Nolan Richardson essentially put Tulsa basketball on the map in the 1980's, becoming first coach in NCAA history to record 50 wins in his first two victories. (Bryce Drew recorded 48 wins in his first two years) The Golden Hurricane had five NCAA tournament appearances from 1982-87 and five more from 1994-99. Tulsa reached the Elite Eight in 2000 and had two more tournament appearances until an 11-year drought that was finally snapped last season by Danny Manning.
Tulsa has been a springboard job for several coaches including Richardson (Arkansas), Tubby Smith (Kentucky) and Bill Self (Kansas). All three coaches went on to win national championships after leaving the Golden Hurricane.
Tulsa has long struggled to keep coaches. Doug Wojick lasted seven seasons with the Golden Hurricane before being fired following the 2011-12 season. Prior to Wojick, the longest-tenured Tulsa coach was Joe Swank (1960-68).
So where does all this leave Drew? Bryce could easily travel the road of his father and plant a flag in Valparaiso. He apparently did that by signing a 10-year contract extension in December. I've not seen terms of the contract, but I've long thought the contract extension was given more to protect Valparaiso if Drew were to leave than anything else. I'd expect a sizable buyout coming Valparaiso's way if Drew were to leave as well as other concessions (such as non-conference home games against whatever school Drew heads to).
Bryce could also travel the road of his brother and wait for the right landing spot in a top-level conference. One can argue all day whether there was ever going to be another top program willing to give an unproven Scott Drew a shot after just one year as Valparaiso's head coach. Scott turned a terrible situation at Baylor into a golden opportunity and there should be no question that he's repeatedly earned his spurs in Waco.

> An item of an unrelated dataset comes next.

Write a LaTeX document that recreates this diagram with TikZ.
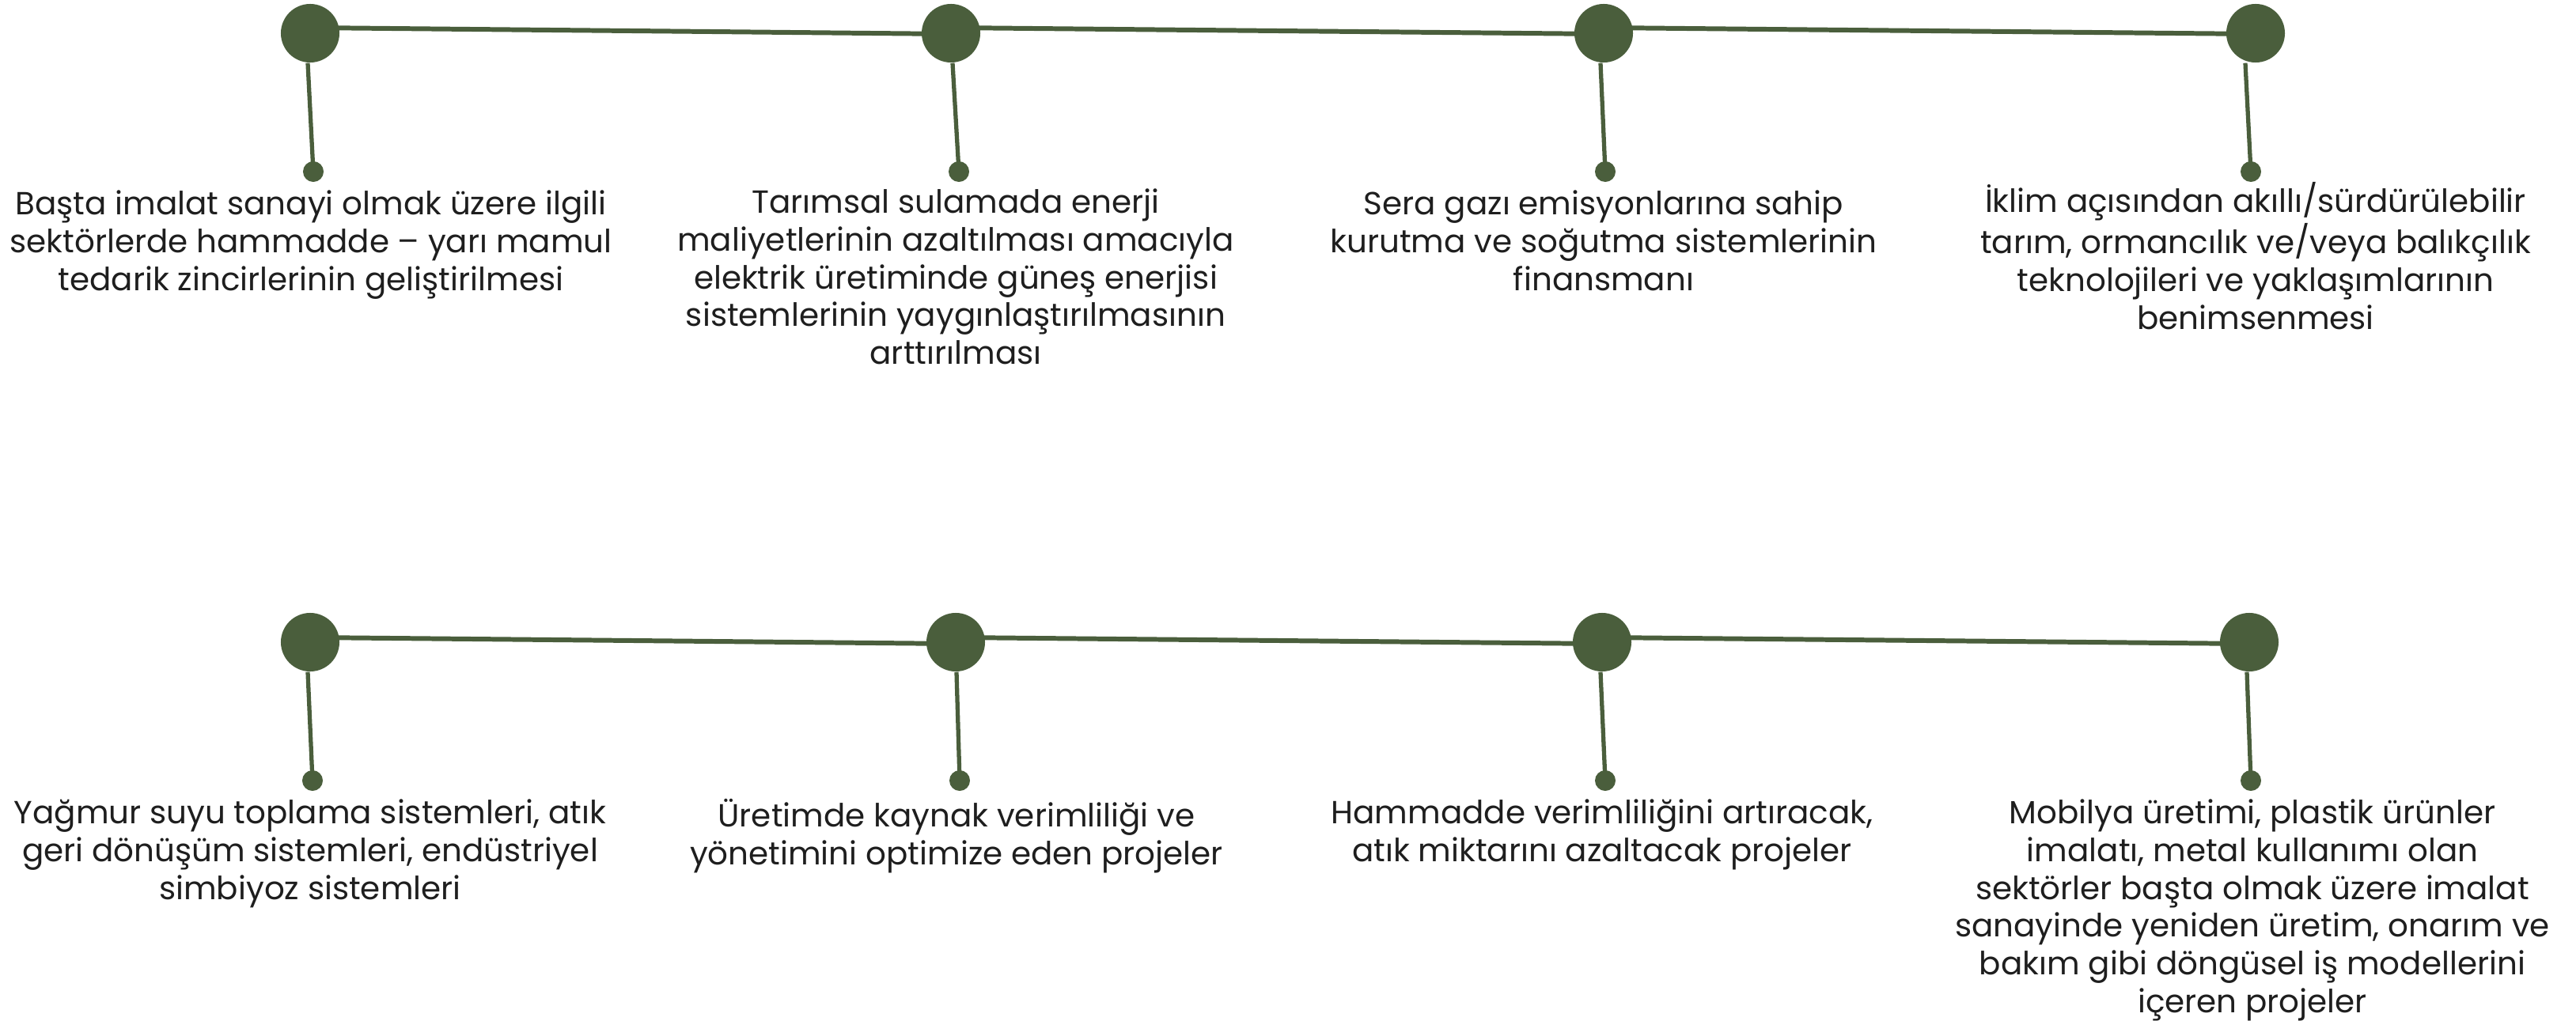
\documentclass[tikz,border=0pt]{standalone}
\usepackage{fontspec}
\setmainfont{Poppins}
\definecolor{leaf}{RGB}{74,94,60}
\definecolor{ink}{RGB}{30,30,30}
\begin{document}
\begin{tikzpicture}[x=0.01cm,y=-0.01cm,
  big/.style={circle,fill=leaf,draw=none,minimum size=0.74cm,inner sep=0},
  dot/.style={circle,fill=leaf,draw=none,minimum size=0.26cm,inner sep=0},
  link/.style={draw=leaf,line width=1.7pt},
  stem/.style={draw=leaf,line width=1.5pt},
  lbl/.style={anchor=north,align=center,inner sep=0,text=ink,font=\fontsize{11.5}{13.6}\selectfont}]
\useasboundingbox (0,0) rectangle (3256,1291);
% top row
\node[big] (t1) at (392,42) {};
\node[big] (t2) at (1202,42) {};
\node[big] (t3) at (2027,42) {};
\node[big] (t4) at (2851,42) {};
\node[dot] (d1) at (396,217) {};
\node[dot] (d2) at (1212,217) {};
\node[dot] (d3) at (2029,217) {};
\node[dot] (d4) at (2845,217) {};
\draw[link] ([yshift=0.07cm]t1.center) -- ([yshift=-0.01cm]t2.center);
\draw[link] ([yshift=0.07cm]t2.center) -- ([yshift=-0.01cm]t3.center);
\draw[link] ([yshift=0.07cm]t3.center) -- ([yshift=-0.01cm]t4.center);
\draw[stem] ([xshift=-0.03cm]t1.south) -- (d1.center);
\draw[stem] ([xshift=0.02cm]t2.south) -- (d2.center);
\draw[stem] ([xshift=-0.04cm]t3.south) -- (d3.center);
\draw[stem] ([xshift=-0.13cm]t4.south) -- (d4.center);
\node[lbl] (x1) at (393,240) {Başta imalat sanayi olmak üzere ilgili\\sektörlerde hammadde – yarı mamul\\tedarik zincirlerinin geliştirilmesi};
\node[lbl] (x2) at (1208,238) {Tarımsal sulamada enerji\\maliyetlerinin azaltılması amacıyla\\elektrik üretiminde güneş enerjisi\\sistemlerinin yaygınlaştırılmasının\\arttırılması};
\node[lbl] (x3) at (2027,240) {Sera gazı emisyonlarına sahip\\kurutma ve soğutma sistemlerinin\\finansmanı};
\node[lbl] (x4) at (2851,230) {İklim açısından akıllı/sürdürülebilir\\tarım, ormancılık ve/veya balıkçılık\\teknolojileri ve yaklaşımlarının\\benimsenmesi};
% bottom row
\node[big] (b1) at (392,812) {};
\node[big] (b2) at (1208,812) {};
\node[big] (b3) at (2025,812) {};
\node[big] (b4) at (2843,812) {};
\node[dot] (e1) at (395,987) {};
\node[dot] (e2) at (1213,987) {};
\node[dot] (e3) at (2029,987) {};
\node[dot] (e4) at (2845,987) {};
\draw[link] ([yshift=0.06cm]b1.center) -- ([yshift=-0.02cm]b2.center);
\draw[link] ([yshift=0.06cm]b2.center) -- ([yshift=-0.02cm]b3.center);
\draw[link] ([yshift=0.06cm]b3.center) -- ([yshift=-0.02cm]b4.center);
\draw[stem] ([xshift=-0.03cm]b1.south) -- (e1.center);
\draw[stem] ([xshift=0.01cm]b2.south) -- (e2.center);
\draw[stem] ([xshift=-0.02cm]b3.south) -- (e3.center);
\draw[stem] ([xshift=-0.03cm]b4.south) -- (e4.center);
\node[lbl] (y1) at (392,1010) {Yağmur suyu toplama sistemleri, atık\\geri dönüşüm sistemleri, endüstriyel\\simbiyoz sistemleri};
\node[lbl] (y2) at (1209,1010) {Üretimde kaynak verimliliği ve\\yönetimini optimize eden projeler};
\node[lbl] (y3) at (2025,1010) {Hammadde verimliliğini artıracak,\\atık miktarını azaltacak projeler};
\node[lbl] (y4) at (2847,1010) {Mobilya üretimi, plastik ürünler\\imalatı, metal kullanımı olan\\sektörler başta olmak üzere imalat\\sanayinde yeniden üretim, onarım ve\\bakım gibi döngüsel iş modellerini\\içeren projeler};
\end{tikzpicture}
\end{document}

The third path that Bryce could find himself walking down would involve a move to a higher stepstool program than Valparaiso. Other than Brad Brownell (Wright State/Clemson), Bo Ryan (Milwaukee/Wisconsin) and Bruce Pearl (Milwaukee/Tennessee), there hasn't been a big run of Horizon League coaches moving to grander opportunities. Moving to Tulsa would be a strong move for the coming years, but would more importantly set Drew up for the next job switch which would likely come no more than four years down the line. Manning, Self, Richardson, Smith and Buzz Peterson (Tennessee) lasted an average of three seasons with the Golden Hurricane before moving to a high-major program.
So why do I think Drew stays in Valparaiso? Call it a gut feeling, nothing else. I guess I want to believe that Drew will finish what he started with Alec Peters, Lexus Williams and the rest of the baby Crusaders. Drew has said all the right things about wanting to stay in Valpo and now that he is about to become a father, I just don't see him leaving this season. The fear of course is that the Crusaders could suffer through another 18-16 season next year and suddenly Drew is just another coach two years removed from the NCAA tournament. If Drew feels like his exposure window is closing, the time to move is now. If Drew believes the Crusaders have the talent to make another NCAA tournament appearance, then coming back home seems like the right answer. I drank the Kool-Aid on this freshmen class a long time ago and I believe the Crusaders will be battling for NCAA appearances for at least the next three years.
Now it's time to see if Drew thinks the same.